Changing the bootloader

I have new Tumbleweed install on a (for now) auxiliary computer that was grub-bls after the install.

I recently had some negative experiences with grub-bls, by default grub-bls was not selecting the latest kernel when booting and I had some problems removing a kernel parameter.

Because of this I thought, let’s switch back to grub-efi after reading the man page of update-bootloader:

sudo update-bootloader --loader grub-efi
sudo update-bootloader --install
sudo update-bootloader --config

Rebooted the system after that and yes I was greeted by grub-efi.

What was not good is that grub2 only showed two options:

  • UEFI Firmare Settings
  • openSUSE Tumbleweed Memtest (I have memtest86+ installed)

No option to boot the Tumbleweed system, but starting memtest works.

After some time I realized that grub2 has a command line and using that I could just boot the system and run “sudo grub2-mkconfig -o /boot/grub2/grub.cfg” (or “sudo update-bootloader”…) so that grub2 is updated to show also Tumbleweed.

Found this guide:

But the first problem is already ls, ls does not show any driver, while this system has two NVME drives and that was working fine with grub-bls.

Had a look and saw grub is using modules that can be inserted using insmod (grep insmod /boot/grub2/grub.cfg) so did issue:

insmod pci
insmod lspci
insmod efi_gop
insmod efi_uga
insmod part_gpt
insmod xfs
insmod ext2

But ls (on the grub2 prompt) still does not list anything, same for lspci. Note: no sure if these insmod’s make any difference as lsmod gives already a long list of modules that are loaded.

Next try, booted the installation USB drive. Boot from harddisk gives me just the grub bootloader. Boot Linux System starts a system but after some time stop on a red text window saying “No bootable system found”.

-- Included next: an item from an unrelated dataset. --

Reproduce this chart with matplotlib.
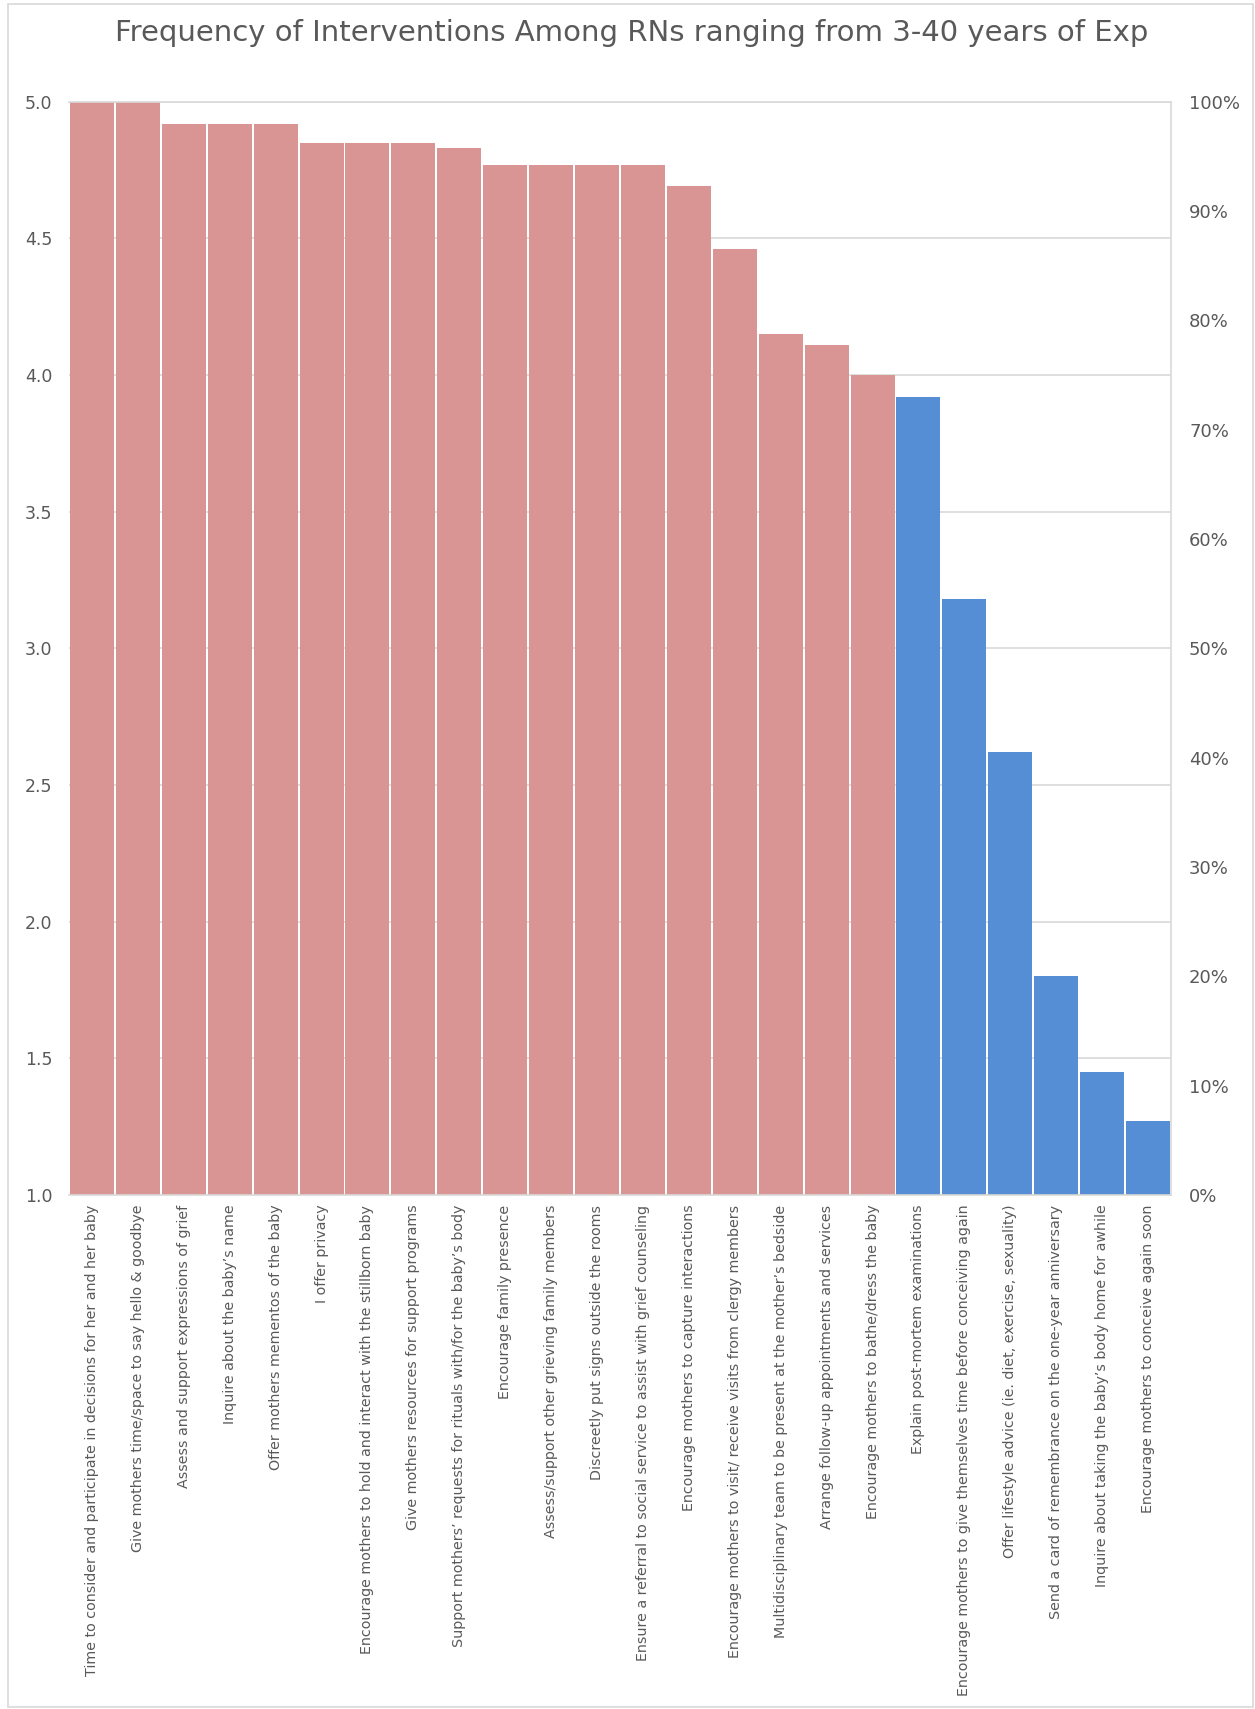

The rescue system boots fine and lsblk shows the NVME drivers and I can mount the root and home partitions so that looks okay.

I am wondering what to do next, would like to get grub2 ls/lspci working but another way to boot the Tumbleweed partition would be also good.

Maybe https://forums.opensuse.org/t/grub2-efi-instead-of-grub2-bls-how-to-change-to-it-reason-cannot-see-windows/190393 will help?

The suggestions in that other topic involve issuing commands on the running system, for now I can not yet access the system as the bootloader does not give that option and my attempts to boot via the installation USB drive were fruitless.

There have been so many changes to booting and boot loaders, I can’t offer any suggestions on how to fix it using chroot from a rescue DVD boot.

If you have spare partitions, or a spare ssd that you can plug in, then you could install another instance of OpenSUSE in the spare partition - install it choosing grub2 as the boot-loader. Once that’s done, use yast bootloader to check that the bootloader option Probe foreign OS is enabled. If it is generate a new boot loader config using Yast, or manually using

grub2-mkconfig -o /boot/grub2/grub.cfg

When os-prober runs it should detect the other OpenSUSE and generate a boot entry for it. Then boot into the old system and try to use yast or command line tools to install the desired bootloader. If the other system is really broken, os-prober might not generate anything useful, but if you have the time, it would be worth a shot.

I have been in the habit of always having a spare 30 GB partition for an alternative/recovery OS install.